Stated task — From the first line of the data down to and including the line with "W, H = 1054, 812", copy everything exactly, leaving out pictures.

··· Information supplied

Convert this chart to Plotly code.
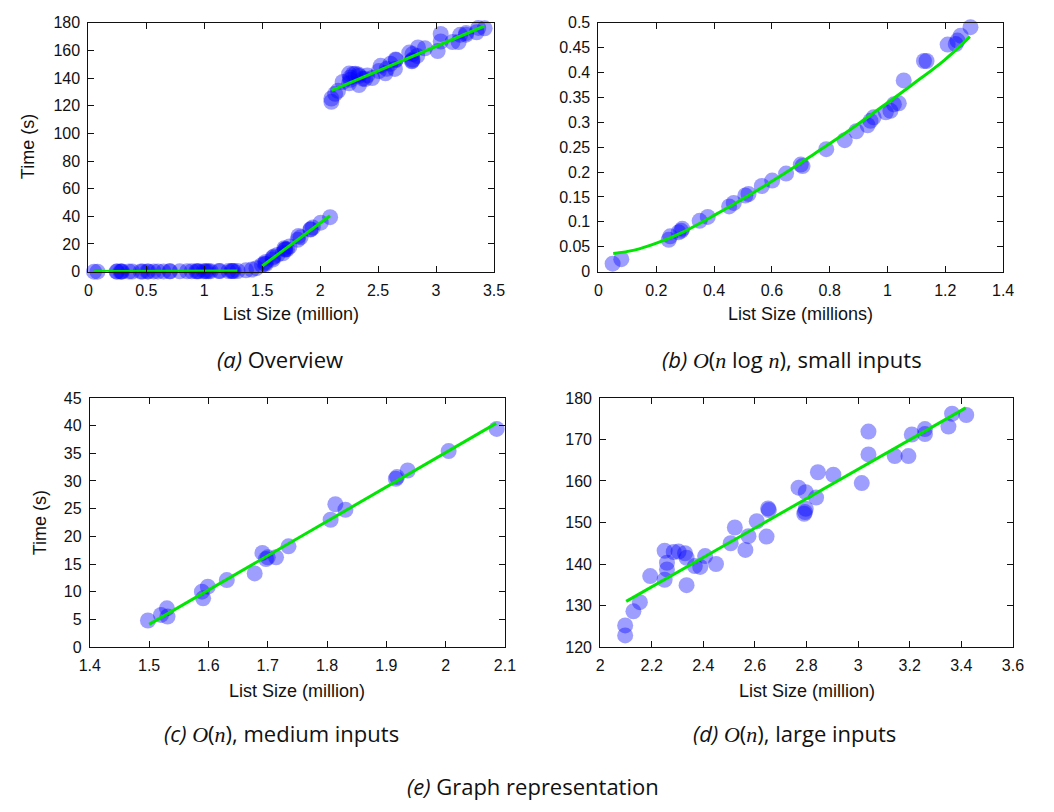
import plotly.graph_objects as go

W, H = 1054, 812

# ---------------- data ----------------
# (b) small inputs, O(n log n)
small_x = [0.049, 0.079, 0.243, 0.248, 0.277, 0.286, 0.290, 0.350, 0.378, 0.452, 0.468,
           0.508, 0.519, 0.565, 0.601, 0.649, 0.700, 0.706, 0.788, 0.852, 0.892, 0.931,
           0.941, 0.952, 0.994, 1.010, 1.022, 1.039, 1.056, 1.126, 1.135, 1.208, 1.236,
           1.242, 1.253, 1.287]
small_y = [0.016, 0.025, 0.064, 0.071, 0.079, 0.082, 0.086, 0.102, 0.110, 0.131, 0.138,
           0.153, 0.156, 0.172, 0.183, 0.197, 0.215, 0.212, 0.246, 0.264, 0.282, 0.294,
           0.303, 0.310, 0.320, 0.323, 0.336, 0.338, 0.384, 0.423, 0.423, 0.456, 0.457,
           0.464, 0.474, 0.491]
small_fit_x = [0.051, 0.124, 0.203, 0.294, 0.406, 0.519, 0.632, 0.745, 0.858, 0.971,
               1.084, 1.197, 1.285]
small_fit_y = [0.0367, 0.0433, 0.0577, 0.080, 0.115, 0.153, 0.193, 0.236, 0.280, 0.327,
               0.375, 0.425, 0.472]

# (c) medium inputs, O(n)
med_x = [1.498, 1.520, 1.530, 1.531, 1.589, 1.591, 1.599, 1.631, 1.678, 1.691, 1.697,
         1.700, 1.714, 1.735, 1.806, 1.814, 1.831, 1.916, 1.918, 1.936, 2.005, 2.086]
med_y = [4.8, 5.8, 7.0, 5.5, 10.0, 8.8, 10.9, 12.1, 13.3, 17.0, 15.9,
         16.2, 16.2, 18.2, 23.0, 25.8, 24.8, 30.4, 30.7, 31.9, 35.4, 39.4]
med_fit_x = [1.500, 2.085]
med_fit_y = [4.1, 40.4]

# (d) large inputs, O(n)
large_x = [2.097, 2.097, 2.129, 2.154, 2.194, 2.250, 2.259, 2.259, 2.250, 2.285, 2.304,
           2.329, 2.335, 2.335, 2.367, 2.388, 2.407, 2.449, 2.506, 2.522, 2.563, 2.575,
           2.607, 2.645, 2.651, 2.654, 2.769, 2.797, 2.791, 2.794, 2.797, 2.837, 2.844,
           2.904, 3.014, 3.040, 3.040, 3.142, 3.195, 3.208, 3.259, 3.259, 3.350, 3.364,
           3.419]
large_y = [122.8, 125.2, 128.6, 130.8, 137.1, 143.2, 140.3, 138.7, 136.2, 142.9, 143.0,
           142.6, 141.5, 134.9, 139.5, 139.3, 141.9, 140.0, 145.0, 148.8, 143.4, 146.7,
           150.3, 146.6, 153.4, 153.0, 158.4, 157.3, 152.1, 152.5, 153.3, 156.0, 162.1,
           161.5, 159.5, 171.9, 166.4, 166.0, 166.0, 171.2, 172.5, 171.3, 173.1, 176.2,
           175.9]
large_fit_x = [2.101, 3.417]
large_fit_y = [131.0, 177.6]

# extra points only visible in the overview (between small and medium ranges)
extra_x = [1.36, 1.41, 1.45]
extra_y = [1.0, 1.5, 2.5]

# tick settings per panel
panels = {
    "a": dict(xr=[0, 3.5], xd=0.5, yr=[0, 180], yd=20, box=(79, 493.3, 15, 269.3)),
    "b": dict(xr=[0, 1.4], xd=0.2, yr=[0, 0.5], yd=0.05, box=(600, 1013.3, 15, 269.3)),
    "c": dict(xr=[1.4, 2.1], xd=0.1, yr=[0, 45], yd=5, box=(80.5, 504.5, 398.3, 652.7)),
    "d": dict(xr=[2, 3.6], xd=0.2, yr=[120, 180], yd=10, box=(601.7, 1023.3, 398.3, 652.7)),
}

PT = "rgba(0,0,255,0.38)"
GREEN = "#00e600"
MSIZE = 16

fig = go.Figure()


def pts(x, y, ax):
    return go.Scatter(x=x, y=y, mode="markers", xaxis="x" + ax, yaxis="y" + ax,
                      marker=dict(size=MSIZE, color=PT, line=dict(width=0)),
                      cliponaxis=False, showlegend=False, hoverinfo="skip")


def fit(x, y, ax, shape="linear"):
    return go.Scatter(x=x, y=y, mode="lines", xaxis="x" + ax, yaxis="y" + ax,
                      line=dict(color=GREEN, width=3, shape=shape),
                      showlegend=False, hoverinfo="skip")


# overview (a)
fig.add_trace(pts(small_x + extra_x + med_x + large_x, small_y + extra_y + med_y + large_y, ""))
fig.add_trace(fit(small_fit_x, small_fit_y, ""))
fig.add_trace(fit(med_fit_x, med_fit_y, ""))
fig.add_trace(fit(large_fit_x, large_fit_y, ""))
# (b)
fig.add_trace(pts(small_x, small_y, "2"))
fig.add_trace(fit(small_fit_x, small_fit_y, "2", "spline"))
# (c)
fig.add_trace(pts(med_x, med_y, "3"))
fig.add_trace(fit(med_fit_x, med_fit_y, "3"))
# (d)
fig.add_trace(pts(large_x, large_y, "4"))
fig.add_trace(fit(large_fit_x, large_fit_y, "4"))

TICKFONT = dict(family="Liberation Sans, Arial, sans-serif", size=16, color="#111")
layout = {}
for i, key in enumerate(["a", "b", "c", "d"]):
    p = panels[key]
    l, r, t, b = p["box"]
    sfx = "" if i == 0 else str(i + 1)
    common = dict(showline=True, linecolor="#111", linewidth=1, mirror="allticks",
                  ticks="inside", ticklen=6, tickcolor="#111", tickwidth=1,
                  showgrid=False, zeroline=False, tickfont=TICKFONT, fixedrange=True)
    layout["xaxis" + sfx] = dict(domain=[l / W, r / W], range=p["xr"], dtick=p["xd"],
                                 tick0=p["xr"][0], anchor="y" + sfx,
                                 ticklabelstandoff=4, **common)
    layout["yaxis" + sfx] = dict(domain=[1 - b / H, 1 - t / H], range=p["yr"], dtick=p["yd"],
                                 tick0=p["yr"][0], anchor="x" + sfx,
                                 ticklabelstandoff=4, **common)

fig.update_layout(**layout)

AXFONT = dict(family="Liberation Sans, Arial, sans-serif", size=18, color="#111")
CAPFONT = dict(family="Open Sans, Noto Sans, sans-serif", size=22, color="#111")
MATH = "<span style='font-family:Liberation Serif'><i>{}</i></span>"

annots = [
    # axis titles
    dict(x=286, y=313, text="List Size (million)", font=AXFONT),
    dict(x=806.6, y=313, text="List Size (millions)", font=AXFONT),
    dict(x=292.5, y=698, text="List Size (million)", font=AXFONT),
    dict(x=812.5, y=698, text="List Size (million)", font=AXFONT),
    dict(x=17.5, y=142, text="Time (s)", font=AXFONT, textangle=-90),
    dict(x=30, y=526, text="Time (s)", font=AXFONT, textangle=-90),
    # captions
    dict(x=275, y=359, text="<i>(a)</i> Overview", font=CAPFONT),
    dict(x=798, y=359, text="<i>(b)</i> " + MATH.format("O") + "(" + MATH.format("n")
         + " log " + MATH.format("n") + "), small inputs", font=CAPFONT),
    dict(x=276, y=740, text="<i>(c)</i> " + MATH.format("O") + "(" + MATH.format("n")
         + "), medium inputs", font=CAPFONT),
    dict(x=800, y=740, text="<i>(d)</i> " + MATH.format("O") + "(" + MATH.format("n")
         + "), large inputs", font=CAPFONT),
    dict(x=533, y=795, text="<i>(e)</i> Graph representation", font=CAPFONT),
]
ann_list = []
for a in annots:
    d = dict(a)
    d["x"] = a["x"] / W
    d["y"] = 1 - a["y"] / H
    d.update(xref="paper", yref="paper", xanchor="center", yanchor="middle",
             showarrow=False)
    ann_list.append(d)

fig.update_layout(width=W, height=H, margin=dict(l=0, r=0, t=0, b=0),
                  paper_bgcolor="white", plot_bgcolor="white",
                  annotations=ann_list, showlegend=False)

fig.write_html("out.html", config={"displayModeBar": False})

······

Response to the task —
Convert this chart to Plotly code.
import plotly.graph_objects as go

W, H = 1054, 812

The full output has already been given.